Seen from Avenue de France, the building looks as if it’s closed off, wrapped in a uniform cloak of chocolate-coloured bricks that twinkle in the sunlight. But from Rue des Grands Moulins its complexity and variety are dazzlingly apparent. The theatre’s stone facing contrasts with the brick and metal of the other parts of the building. The outline of the cornice follows urban planner Bruno Fortier’s recommendations for the Masséna-Chevaleret area, in particular the Buxy stone used for nearby public buildings (street-cleaning services and a holding wall).
As for the building’s outside upper reaches, the project has opted for varnished brick shingles in order to ensure some continuity with the nearby buildings by Brenac + Fonzalez and Yves Lion. Short specs registration has been carried out on the brick, stone and aluminium elements to match them heightwise and widthwise and thereby ensure that they are different but also form a whole.
The outdoor areas and utilities are shared to ensure this intermingling. The school’s emergency exits are at the same time the entrances to some of the flats. As for the stage of the theatre, along with the spring box and other insulation materials, it is designed as a box within a box to isolate it from its potentially restrictive surroundings. In addition, one of the access ramps to the car park runs along the auditorium and acts as a buffer.

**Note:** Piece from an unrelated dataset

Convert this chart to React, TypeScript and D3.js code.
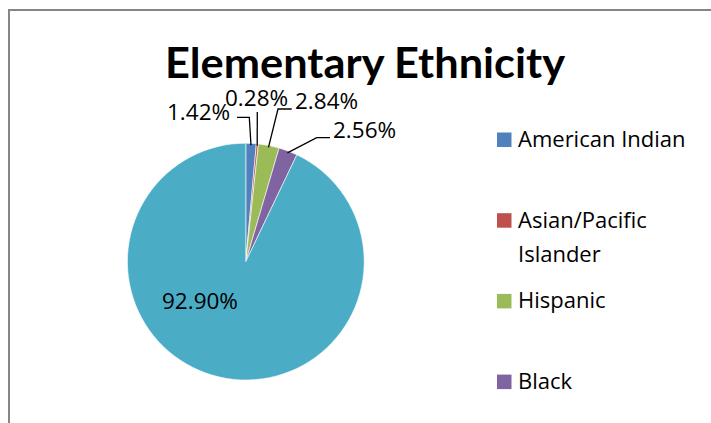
import React from "react";
import * as d3 from "d3";

const categories = ["American Indian", "Asian/Pacific Islander", "Hispanic", "Black", "White"];
const values = [1.42, 0.28, 2.84, 2.56, 92.9];
const valueLabels = ["1.42%", "0.28%", "2.84%", "2.56%", "92.90%"];
const legendLines = [["American Indian"], ["Asian/Pacific", "Islander"], ["Hispanic"], ["Black"], ["White"]];
const colors = ["#4F81BD", "#C0504D", "#9BBB59", "#8064A2", "#4BACC6"];
const title = "Elementary Ethnicity";

// layout (label anchors), not data
const CX = 245.8, CY = 261.6, R = 118.4;
const labelPos: { x: number; y: number; elbow?: [number, number][] }[] = [
  { x: 167, y: 119.5, elbow: [[237, 117.3], [249.3, 117.3]] },
  { x: 225, y: 106, elbow: [[257.3, 112]] },
  { x: 295, y: 108.5, elbow: [[291.7, 109], [278, 109]] },
  { x: 333, y: 138, elbow: [[330, 137.7], [316.7, 137.7]] },
  { x: 162, y: 308.5 },
];

export default function App() {
  const pie = d3.pie<number>().sort(null).value((d) => d)(values);
  const arc = d3.arc<d3.PieArcDatum<number>>().innerRadius(0).outerRadius(R);
  const titleFont = "Lato, 'Open Sans', sans-serif";
  const font = "'Open Sans', Lato, sans-serif";
  const legendX = 497, legendY0 = 147, legendStep = 80.7, lineH = 34;
  const H = 423;

  return (
    <svg
      width={711}
      height={H}
      style={{ position: "absolute", left: 0, top: 0, background: "#fff" }}
    >
      <rect x={0} y={0} width={711} height={H} fill="#fff" />
      <rect x={9} y={10} width={760} height={480} fill="#fff" stroke="#868686" strokeWidth={2} />
      <text
        x={365}
        y={77.7}
        textAnchor="middle"
        fontFamily={titleFont}
        fontWeight={700}
        fontSize={41.5}
        textLength={400}
        lengthAdjust="spacingAndGlyphs"
        fill="#000"
      >
        {title}
      </text>
      <g transform={`translate(${CX},${CY})`}>
        {pie.map((p, i) => (
          <path key={i} d={arc(p) || ""} fill={colors[i]} stroke="#fff" strokeWidth={0.6} />
        ))}
      </g>
      {pie.map((p, i) => {
        const lp = labelPos[i];
        if (!lp.elbow) return null;
        const a = (p.startAngle + p.endAngle) / 2;
        const ex = CX + Math.sin(a) * (R - 2);
        const ey = CY - Math.cos(a) * (R - 2);
        const pts: [number, number][] = [...lp.elbow, [ex, ey]];
        const line = d3.line()(pts) || "";
        return <path key={"l" + i} d={line} fill="none" stroke="#000" strokeWidth={1.3} />;
      })}
      {pie.map((p, i) => {
        const lp = labelPos[i];
        return (
          <text
            key={"t" + i}
            x={lp.x}
            y={lp.y}
            fontFamily={font}
            fontSize={22.5}
            fill="#000"
          >
            {valueLabels[i]}
          </text>
        );
      })}
      {categories.map((c, i) => {
        const y = legendY0 + i * legendStep;
        // entries that fall below the visible chart area are clipped in the reference
        if (y + 6 > H) return null;
        return (
          <g key={"lg" + i}>
            <rect x={legendX} y={y - 14.5} width={14.5} height={14.5} fill={colors[i]} />
            {legendLines[i].map((t, j) => (
              <text
                key={j}
                x={518}
                y={y + j * lineH}
                fontFamily={font}
                fontSize={22}
                fill="#000"
              >
                {t}
              </text>
            ))}
          </g>
        );
      })}
    </svg>
  );
}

On the playground side, the flats are designed as a series of steps to protect people’s living space from the commotion of the playground. Conversely, canopies ensure that the children are protected from the kind of malevolent acts people are always afraid of. A safe distance is maintained without any need for netting.
The arrangements also offer sun protection, at least during the summer. The façades of the flats have folding shutters that provide the same heat insulation and give a uniform appearance to the centre of the plot.
Overhanging roofs project some way out over the school playground and protect pupils from any objects that might fall from the flats above, as well as creating a covered playground with sculpted ceiling ridges. The playground is separated into two sections – primary and nursery – by wood panels and big flowerpots. It is a delta shape pointing towards the south of Paris and culminating in a curtain of vegetation that will gradually colonise the small holding wall.
The classrooms are bathed in light, painted in discreet colours and equipped with simple, slightly seventies furniture. Green and orange are the dominant colours in the corridors and they are also dotted around the classrooms. Wood resin panels protect the walls. Taken together, these details bring a sense of variety and uniqueness to the project.
There are three entrances to the flats. Although they comply with all current fire, access and thermal standards, they are ‘unusual’ in terms of their height, layout and floor area compared to normal social housing projects.
The kitchens are generally half-open, with a bar that looks into the living room. The living room stretches into an adjacent room that can be closed off to make an office or a bedroom thanks to a semi-flexible curtain. The corridors in each flat run along the windows to ensure they are brightly lit as well as enjoying the wonderful views towards the centre of Paris and the Centre Pompidou, or else towards the chimneys of the incineration plant in Ivry to the east.
The major feature of the flats, however, are their balconies with perforated aluminium shutters that can be opened and folded back according to the time of day or the level of sunlight, allowing residents to choose between privacy and exposure to the sounds and sights of the city. The balconies offer residents an outdoor extension of their flat.
The theatre is on the ground floor and completely different in design, with a black 224-seater auditorium, a raw concrete entrance and a brown, black and gold striped foyer. Elegant, chic, plain evening dress for the nearby Théâtre 13, which now has a second auditorium.